- TASK DETAILS -
Go through the entries below and count the lines holding the word "Reproduce". Reply with only the number, please.

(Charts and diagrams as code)
——————————
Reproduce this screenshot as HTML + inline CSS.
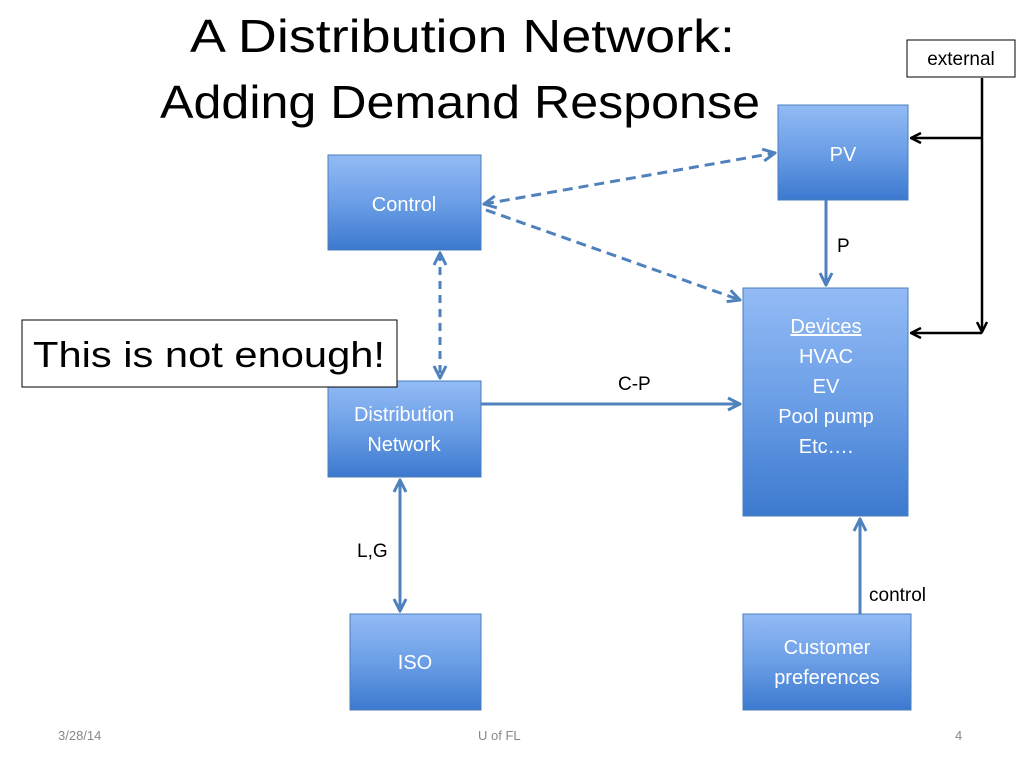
<!DOCTYPE html>
<html><head><style>
body{margin:0;width:1024px;height:768px;background:#fff;overflow:hidden}
svg{display:block}
text{font-family:"Liberation Sans",sans-serif}
</style></head><body>
<svg width="1024" height="768" viewBox="0 0 1024 768">
<defs>
<linearGradient id="g" x1="0" y1="0" x2="0" y2="1">
<stop offset="0" stop-color="#93bbf5"/><stop offset="0.5" stop-color="#6b9ee6"/><stop offset="1" stop-color="#3c79cf"/>
</linearGradient>
<marker id="ab" viewBox="0 0 10 10" refX="9" refY="5" markerWidth="5" markerHeight="5" orient="auto-start-reverse"><path d="M1,1 L9,5 L1,9" fill="none" stroke="#4f81bd" stroke-width="2"/></marker>
<marker id="ak" viewBox="0 0 10 10" refX="9" refY="5" markerWidth="5" markerHeight="5" orient="auto-start-reverse"><path d="M1,1 L9,5 L1,9" fill="none" stroke="#000" stroke-width="2"/></marker>
</defs>
<text x="190" y="52" font-size="46" textLength="545" lengthAdjust="spacingAndGlyphs">A Distribution Network:</text>
<text x="160" y="118" font-size="46" textLength="600" lengthAdjust="spacingAndGlyphs">Adding Demand Response</text>
<g stroke="#4a7ebb" stroke-width="1" fill="url(#g)">
<rect x="328" y="155" width="153" height="95"/>
<rect x="778" y="105" width="130" height="95"/>
<rect x="743" y="288" width="165" height="228"/>
<rect x="328" y="381" width="153" height="96"/>
<rect x="350" y="614" width="131" height="96"/>
<rect x="743" y="614" width="168" height="96"/>
</g>
<g fill="#fff" font-size="20" text-anchor="middle">
<text x="404" y="211">Control</text>
<text x="843" y="161">PV</text>
<text x="826" y="333" text-decoration="underline">Devices</text>
<text x="826" y="363">HVAC</text>
<text x="826" y="393">EV</text>
<text x="826" y="423">Pool pump</text>
<text x="826" y="453">Etc….</text>
<text x="404" y="421">Distribution</text>
<text x="404" y="451">Network</text>
<text x="415" y="669">ISO</text>
<text x="827" y="654">Customer</text>
<text x="827" y="684">preferences</text>
</g>
<g stroke="#4f81bd" stroke-width="3" fill="none">
<line x1="484" y1="204" x2="775" y2="153" stroke-dasharray="10,6" marker-start="url(#ab)" marker-end="url(#ab)"/>
<line x1="486" y1="210" x2="740" y2="300" stroke-dasharray="10,6" marker-end="url(#ab)"/>
<line x1="440" y1="253" x2="440" y2="378" stroke-dasharray="8,6" marker-start="url(#ab)" marker-end="url(#ab)"/>
<line x1="826" y1="200" x2="826" y2="285" marker-end="url(#ab)"/>
<line x1="481" y1="404" x2="740" y2="404" marker-end="url(#ab)"/>
<line x1="400" y1="480" x2="400" y2="611" marker-start="url(#ab)" marker-end="url(#ab)"/>
<line x1="860" y1="614" x2="860" y2="519" marker-end="url(#ab)"/>
</g>
<g stroke="#000" stroke-width="2.5" fill="none">
<line x1="982" y1="78" x2="982" y2="332" marker-end="url(#ak)"/>
<line x1="982" y1="138" x2="911" y2="138" marker-end="url(#ak)"/>
<line x1="982" y1="333" x2="911" y2="333" marker-end="url(#ak)"/>
</g>
<rect x="907" y="40" width="108" height="37" fill="#fff" stroke="#000" stroke-width="1"/>
<text x="961" y="65" font-size="19" text-anchor="middle">external</text>
<rect x="22" y="320" width="375" height="67" fill="#fff" stroke="#000" stroke-width="1"/>
<text x="33" y="367" font-size="36" textLength="352" lengthAdjust="spacingAndGlyphs">This is not enough!</text>
<g font-size="19">
<text x="837" y="252">P</text>
<text x="618" y="390">C-P</text>
<text x="357" y="557">L,G</text>
<text x="869" y="601">control</text>
</g>
<g fill="#888" font-size="13">
<text x="58" y="740">3/28/14</text>
<text x="478" y="740">U of FL</text>
<text x="955" y="740">4</text>
</g>
</svg>
</body></html>
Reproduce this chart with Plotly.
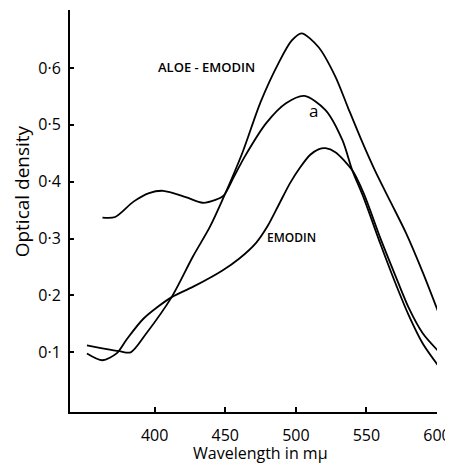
——————————
- SOLUTION TO THE PROBLEM -
2